High-energy neutron multiplier

Question

Are there any materials that can function as efficient high-energy neutron multipliers? I have read about the utilization of Beryllium and Lead as neutron multipliers, but they seem to only be discussed in the context of neutrons with energies in the tens of MeV. Do these materials have similar properties for neutrons with energies near 1 GeV, or are there other materials that perform neutron multiplication better for such energies?

I am asking this because I read that neutrons can be used in accelerators to produce pions which can then decay into muons which can then be used to catalyze fusion reactions. (in the reference above, deuterium and tritium are the beam particles due to the neutrons in their nuclei) However, one problem with using muon-catalyzed fusion is the energy cost of producing muons. If there is a material that can multiply the number of neutrons coming from an accelerator, could that lead to greater pion production and thus greater muon production?.

Answer 1

Most nuclides have a "nucleon separation energy" of around 10 MeV. Bound or quasi-bound nuclear states whose excitation energy is more than the separation energy can decay by emitting nucleons.
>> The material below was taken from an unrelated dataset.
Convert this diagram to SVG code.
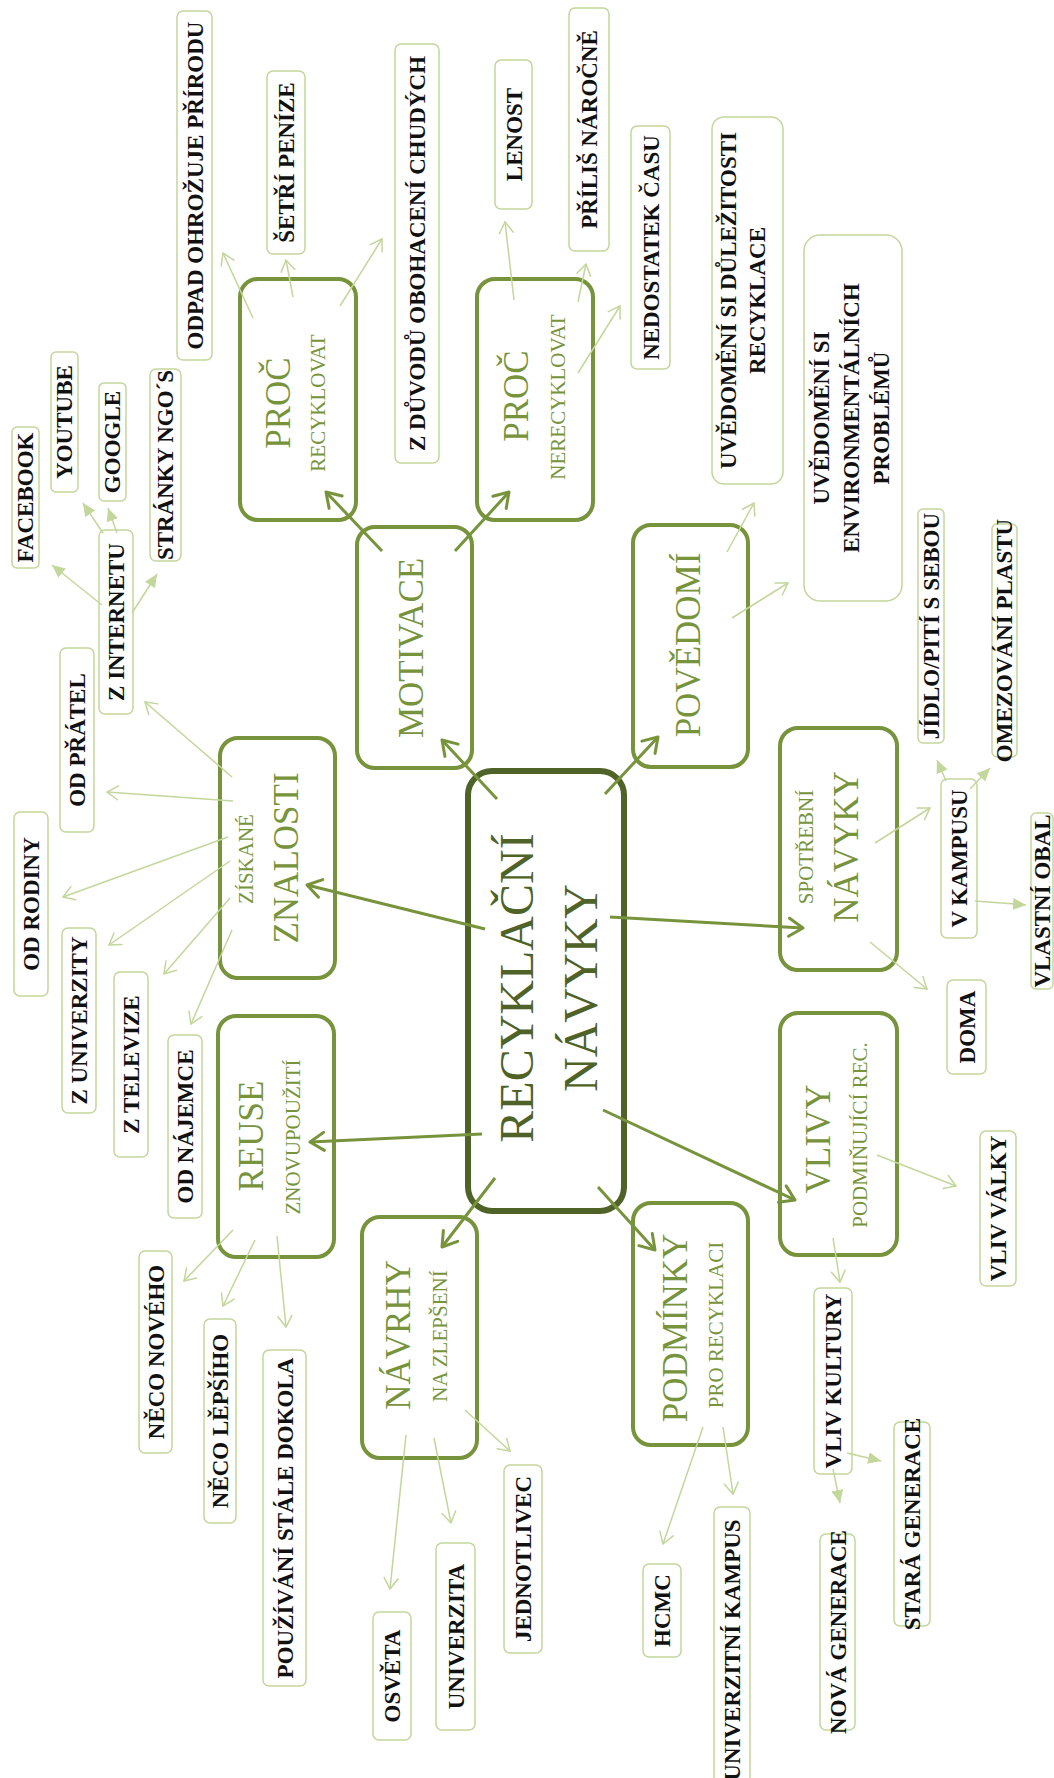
<svg xmlns="http://www.w3.org/2000/svg" width="1054" height="1778" viewBox="0 0 1054 1778">
<style>
.leaf rect{fill:#fff;stroke:#c3d69b;stroke-width:1.5}
.lt{font-family:"Liberation Serif",serif;font-weight:bold;font-size:23px;fill:#111;text-anchor:middle}
.main rect{fill:#fff;stroke:#77933c;stroke-width:4}
.gb{font-family:"Liberation Serif",serif;font-size:35px;fill:#77933c;text-anchor:middle}
.gs{font-family:"Liberation Serif",serif;font-size:21px;fill:#77933c;text-anchor:middle}
.central rect{fill:#fff;stroke:#4f6228;stroke-width:6}
.ct{font-family:"Liberation Serif",serif;font-size:48px;fill:#4f6228;text-anchor:middle}
.big{stroke:#77933c;stroke-width:3;fill:none;marker-end:url(#mb)}
.so{stroke:#c3d69b;stroke-width:1.5;fill:none;marker-end:url(#ms)}
.sf{stroke:#c3d69b;stroke-width:1.5;fill:none;marker-end:url(#mf)}
</style>
<defs>
<marker id="mb" markerUnits="userSpaceOnUse" markerWidth="18" markerHeight="22" viewBox="0 0 18 22" refX="16" refY="11" orient="auto"><path d="M2,2 L16,11 L2,20" fill="none" stroke="#77933c" stroke-width="3" stroke-linecap="round" stroke-linejoin="round"/></marker>
<marker id="ms" markerUnits="userSpaceOnUse" markerWidth="13" markerHeight="16" viewBox="0 0 13 16" refX="12" refY="8" orient="auto"><path d="M1,1 L12,8 L1,15" fill="none" stroke="#c3d69b" stroke-width="1.5" stroke-linecap="round"/></marker>
<marker id="mf" markerUnits="userSpaceOnUse" markerWidth="14" markerHeight="12" viewBox="0 0 14 12" refX="13" refY="6" orient="auto"><path d="M0,0 L13,6 L0,12 Z" fill="#c3d69b"/></marker>
</defs>

<g id="n-central" class="central"><rect x="468" y="771" width="156" height="440" rx="24"/>
<text class="ct" transform="translate(533,988) rotate(-90)">RECYKLAČNÍ</text>
<text class="ct" transform="translate(597,988) rotate(-90)">NÁVYKY</text></g>

<g id="n-motivace" class="main"><rect x="357" y="527" width="115" height="241" rx="18"/>
<text class="gb" transform="translate(423,648) rotate(-90)">MOTIVACE</text></g>
<g id="n-proc-r" class="main"><rect x="240" y="279" width="116" height="241" rx="18"/>
<text class="gb" transform="translate(290,403) rotate(-90)">PROČ</text>
<text class="gs" transform="translate(325,403) rotate(-90)">RECYKLOVAT</text></g>
<g id="n-proc-nr" class="main"><rect x="477" y="279" width="116" height="241" rx="18"/>
<text class="gb" transform="translate(528,396) rotate(-90)">PROČ</text>
<text class="gs" transform="translate(565,397) rotate(-90)">NERECYKLOVAT</text></g>
<g id="n-povedomi" class="main"><rect x="633" y="525" width="115" height="242" rx="18"/>
<text class="gb" transform="translate(700,645) rotate(-90)">POVĚDOMÍ</text></g>
<g id="n-znalosti" class="main"><rect x="220" y="738" width="115" height="240" rx="18"/>
<text class="gs" transform="translate(253,859) rotate(-90)">ZÍSKANÉ</text>
<text class="gb" transform="translate(298,858) rotate(-90)">ZNALOSTI</text></g>
<g id="n-reuse" class="main"><rect x="218" y="1016" width="116" height="241" rx="18"/>
<text class="gb" transform="translate(263,1136) rotate(-90)">REUSE</text>
<text class="gs" transform="translate(300,1137) rotate(-90)">ZNOVUPOUŽITÍ</text></g>
<g id="n-navrhy" class="main"><rect x="362" y="1217" width="115" height="241" rx="18"/>
<text class="gb" transform="translate(410,1335) rotate(-90)">NÁVRHY</text>
<text class="gs" transform="translate(447,1336) rotate(-90)">NA ZLEPŠENÍ</text></g>
<g id="n-podminky" class="main"><rect x="633" y="1203" width="115" height="242" rx="18"/>
<text class="gb" transform="translate(687,1328) rotate(-90)">PODMÍNKY</text>
<text class="gs" transform="translate(723,1325) rotate(-90)">PRO RECYKLACI</text></g>
<g id="n-vlivy" class="main"><rect x="780" y="1013" width="117" height="242" rx="18"/>
<text class="gb" transform="translate(830,1139) rotate(-90)">VLIVY</text>
<text class="gs" transform="translate(867,1135) rotate(-90)">PODMIŇUJÍCÍ REC.</text></g>
<g id="n-spotrebni" class="main"><rect x="780" y="728" width="117" height="242" rx="18"/>
<text class="gs" transform="translate(813,847) rotate(-90)">SPOTŘEBNÍ</text>
<text class="gb" transform="translate(858,847) rotate(-90)">NÁVYKY</text></g>

<g id="l-odpad" class="leaf"><rect x="177" y="11" width="35" height="349" rx="6"/><text class="lt" transform="translate(202.5,185.5) rotate(-90)">ODPAD OHROŽUJE PŘÍRODU</text></g>
<g id="l-setri" class="leaf"><rect x="267" y="71" width="38" height="183" rx="6"/><text class="lt" transform="translate(294,162.5) rotate(-90)">ŠETŘÍ PENÍZE</text></g>
<g id="l-duvody" class="leaf"><rect x="395" y="44" width="44" height="419" rx="6"/><text class="lt" transform="translate(425,253.5) rotate(-90)">Z DŮVODŮ OBOHACENÍ CHUDÝCH</text></g>
<g id="l-lenost" class="leaf"><rect x="495" y="60" width="37" height="149" rx="6"/><text class="lt" transform="translate(521.5,134.5) rotate(-90)">LENOST</text></g>
<g id="l-prilis" class="leaf"><rect x="569" y="8" width="40" height="243" rx="6"/><text class="lt" transform="translate(597,129.5) rotate(-90)">PŘÍLIŠ NÁROČNĚ</text></g>
<g id="l-nedostatek" class="leaf"><rect x="631" y="126" width="39" height="243" rx="6"/><text class="lt" transform="translate(658.5,247.5) rotate(-90)">NEDOSTATEK ČASU</text></g>
<g id="l-uvedomeni1" class="leaf"><rect x="712" y="117" width="71" height="367" rx="12"/><text class="lt" transform="translate(736,300.5) rotate(-90)">UVĚDOMĚNÍ SI DŮLEŽITOSTI</text><text class="lt" transform="translate(765,300.5) rotate(-90)">RECYKLACE</text></g>
<g id="l-uvedomeni2" class="leaf"><rect x="804" y="235" width="98" height="366" rx="16"/><text class="lt" transform="translate(829,418) rotate(-90)">UVĚDOMĚNÍ SI</text><text class="lt" transform="translate(859,418) rotate(-90)">ENVIRONMENTÁLNÍCH</text><text class="lt" transform="translate(889,418) rotate(-90)">PROBLÉMŮ</text></g>
<g id="l-jidlo" class="leaf"><rect x="918" y="509" width="26" height="234" rx="5"/><text class="lt" transform="translate(939,626) rotate(-90)">JÍDLO/PITÍ S SEBOU</text></g>
<g id="l-omezovani" class="leaf"><rect x="992" y="524" width="25" height="233" rx="5"/><text class="lt" transform="translate(1012,640.5) rotate(-90)">OMEZOVÁNÍ PLASTU</text></g>
<g id="l-vkampusu" class="leaf"><rect x="941" y="779" width="36" height="159" rx="6"/><text class="lt" transform="translate(967,858.5) rotate(-90)">V KAMPUSU</text></g>
<g id="l-vlastni" class="leaf"><rect x="1031" y="813" width="22" height="176" rx="5"/><text class="lt" transform="translate(1049.5,901) rotate(-90)">VLASTNÍ OBAL</text></g>
<g id="l-doma" class="leaf"><rect x="947" y="980" width="39" height="94" rx="6"/><text class="lt" transform="translate(974.5,1027) rotate(-90)">DOMA</text></g>
<g id="l-valky" class="leaf"><rect x="980" y="1131" width="36" height="155" rx="6"/><text class="lt" transform="translate(1006,1208.5) rotate(-90)">VLIV VÁLKY</text></g>
<g id="l-kultury" class="leaf"><rect x="814" y="1288" width="38" height="186" rx="6"/><text class="lt" transform="translate(841,1381) rotate(-90)">VLIV KULTURY</text></g>
<g id="l-stara" class="leaf"><rect x="894" y="1422" width="36" height="204" rx="6"/><text class="lt" transform="translate(920,1524) rotate(-90)">STARÁ GENERACE</text></g>
<g id="l-nova" class="leaf"><rect x="820" y="1534" width="35" height="196" rx="6"/><text class="lt" transform="translate(845.5,1632) rotate(-90)">NOVÁ GENERACE</text></g>
<g id="l-kampus" class="leaf"><rect x="714" y="1507" width="36" height="290" rx="6"/><text class="lt" transform="translate(740,1650) rotate(-90)">UNIVERZITNÍ KAMPUS</text></g>
<g id="l-hcmc" class="leaf"><rect x="643" y="1564" width="38" height="93" rx="6"/><text class="lt" transform="translate(670,1610.5) rotate(-90)">HCMC</text></g>
<g id="l-jednotlivec" class="leaf"><rect x="504" y="1465" width="38" height="188" rx="6"/><text class="lt" transform="translate(531,1559) rotate(-90)">JEDNOTLIVEC</text></g>
<g id="l-univerzita" class="leaf"><rect x="436" y="1543" width="39" height="187" rx="6"/><text class="lt" transform="translate(463.5,1636.5) rotate(-90)">UNIVERZITA</text></g>
<g id="l-osveta" class="leaf"><rect x="373" y="1612" width="38" height="128" rx="6"/><text class="lt" transform="translate(400,1676) rotate(-90)">OSVĚTA</text></g>
<g id="l-pouzivani" class="leaf"><rect x="263" y="1350" width="43" height="336" rx="6"/><text class="lt" transform="translate(292.5,1518) rotate(-90)">POUŽÍVÁNÍ STÁLE DOKOLA</text></g>
<g id="l-lepsiho" class="leaf"><rect x="204" y="1319" width="32" height="204" rx="6"/><text class="lt" transform="translate(228,1421) rotate(-90)">NĚCO LĚPŠÍHO</text></g>
<g id="l-noveho" class="leaf"><rect x="139" y="1251" width="33" height="202" rx="6"/><text class="lt" transform="translate(163.5,1352) rotate(-90)">NĚCO NOVÉHO</text></g>
<g id="l-najemce" class="leaf"><rect x="168" y="1035" width="34" height="183" rx="6"/><text class="lt" transform="translate(193,1126.5) rotate(-90)">OD NÁJEMCE</text></g>
<g id="l-televize" class="leaf"><rect x="114" y="972" width="34" height="185" rx="6"/><text class="lt" transform="translate(139,1064.5) rotate(-90)">Z TELEVIZE</text></g>
<g id="l-univerzity" class="leaf"><rect x="62" y="928" width="34" height="185" rx="6"/><text class="lt" transform="translate(87,1020.5) rotate(-90)">Z UNIVERZITY</text></g>
<g id="l-rodiny" class="leaf"><rect x="14" y="812" width="34" height="184" rx="6"/><text class="lt" transform="translate(39,904) rotate(-90)">OD RODINY</text></g>
<g id="l-pratel" class="leaf"><rect x="60" y="648" width="34" height="184" rx="6"/><text class="lt" transform="translate(85,740) rotate(-90)">OD PŘÁTEL</text></g>
<g id="l-internetu" class="leaf"><rect x="99" y="530" width="34" height="184" rx="6"/><text class="lt" transform="translate(124,622) rotate(-90)">Z INTERNETU</text></g>
<g id="l-facebook" class="leaf"><rect x="12" y="427" width="27" height="141" rx="5"/><text class="lt" transform="translate(33,497.5) rotate(-90)">FACEBOOK</text></g>
<g id="l-youtube" class="leaf"><rect x="51" y="352" width="27" height="140" rx="5"/><text class="lt" transform="translate(72,422) rotate(-90)">YOUTUBE</text></g>
<g id="l-google" class="leaf"><rect x="99" y="383" width="27" height="118" rx="5"/><text class="lt" transform="translate(120,442) rotate(-90)">GOOGLE</text></g>
<g id="l-ngo" class="leaf"><rect x="150" y="369" width="31" height="192" rx="6"/><text class="lt" transform="translate(173,465) rotate(-90)">STRÁNKY NGO´S</text></g>

<g id="connectors">
<line class="big" x1="497" y1="799" x2="442" y2="740"/>
<line class="big" x1="485" y1="929" x2="307" y2="885"/>
<line class="big" x1="482" y1="1134" x2="310" y2="1142"/>
<line class="big" x1="495" y1="1178" x2="442" y2="1247"/>
<line class="big" x1="598" y1="1187" x2="655" y2="1250"/>
<line class="big" x1="603" y1="1110" x2="795" y2="1200"/>
<line class="big" x1="610" y1="917" x2="803" y2="928"/>
<line class="big" x1="605" y1="794" x2="658" y2="737"/>
<line class="big" x1="382" y1="551" x2="326" y2="492"/>
<line class="big" x1="455" y1="551" x2="509" y2="492"/>

<line class="so" x1="253" y1="318" x2="223" y2="253"/>
<line class="so" x1="293" y1="297" x2="286" y2="260"/>
<line class="so" x1="340" y1="306" x2="382" y2="239"/>
<line class="so" x1="514" y1="300" x2="505" y2="222"/>
<line class="so" x1="578" y1="302" x2="586" y2="264"/>
<line class="so" x1="578" y1="373" x2="620" y2="306"/>
<line class="so" x1="727" y1="552" x2="754" y2="503"/>
<line class="so" x1="732" y1="618" x2="788" y2="583"/>
<line class="so" x1="232" y1="777" x2="145" y2="702"/>
<line class="so" x1="233" y1="801" x2="107" y2="792"/>
<line class="so" x1="228" y1="837" x2="63" y2="897"/>
<line class="so" x1="230" y1="861" x2="109" y2="945"/>
<line class="so" x1="230" y1="898" x2="164" y2="974"/>
<line class="so" x1="232" y1="930" x2="191" y2="1024"/>
<line class="so" x1="233" y1="1230" x2="184" y2="1281"/>
<line class="so" x1="255" y1="1240" x2="223" y2="1306"/>
<line class="so" x1="277" y1="1236" x2="286" y2="1327"/>
<line class="so" x1="406" y1="1435" x2="390" y2="1589"/>
<line class="so" x1="434" y1="1438" x2="451" y2="1523"/>
<line class="so" x1="465" y1="1410" x2="510" y2="1451"/>
<line class="so" x1="703" y1="1427" x2="663" y2="1544"/>
<line class="so" x1="723" y1="1427" x2="733" y2="1494"/>
<line class="so" x1="877" y1="1155" x2="956" y2="1186"/>
<line class="so" x1="833" y1="1238" x2="840" y2="1282"/>
<line class="so" x1="875" y1="843" x2="930" y2="808"/>
<line class="so" x1="870" y1="942" x2="927" y2="989"/>

<line class="sf" x1="102" y1="605" x2="52" y2="565"/>
<line class="sf" x1="103" y1="533" x2="83" y2="503"/>
<line class="sf" x1="117" y1="533" x2="108" y2="508"/>
<line class="sf" x1="132" y1="613" x2="157" y2="574"/>
<line class="sf" x1="946" y1="781" x2="937" y2="760"/>
<line class="sf" x1="970" y1="789" x2="990" y2="768"/>
<line class="sf" x1="975" y1="901" x2="1026" y2="905"/>
<line class="sf" x1="847" y1="1453" x2="881" y2="1461"/>
<line class="sf" x1="833" y1="1469" x2="840" y2="1503"/>
</g>
</svg>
You're not going to get much more energy than tens of mega-eV from any collective nuclear excitation where the heavy nucleus is at rest.

For example, at ORNL's Spallation Neutron Source, a beam of giga-eV protons stops in a mercury target. The excited mercury nuclei boil off neutrons. Each proton in the primary beam produces something like twenty or thirty neutrons. (The neutrons don't all come from the same mercury nucleus.) Conservation of energy tells you that, if a giga-eV proton makes thirty spallation neutrons, the average neutron energy must be somewhere under 30 MeV.

If you want a beam of giga-eV neutrons, you're going to need single-particle interactions with a beam of giga-eV-scale charged particles. For example, you might accelerate a beam of deuterium (or even tritium) to a couple of GeV and then pass the beam through a relatively thin solid target with a heavy nucleus. Deuterium doesn't have any stable excited states, an if the deuterium were to dissociate, the proton and neutron would each have roughly half of the beam energy. You'd then steer the charged particles to some beam dump, and put your neutron experiment in front of the neutrons.

The phrase "neutron multiplier" makes sense in a fission context, but not so much in an accelerator context. If you want GeV neutrons, you're working with an accelerator.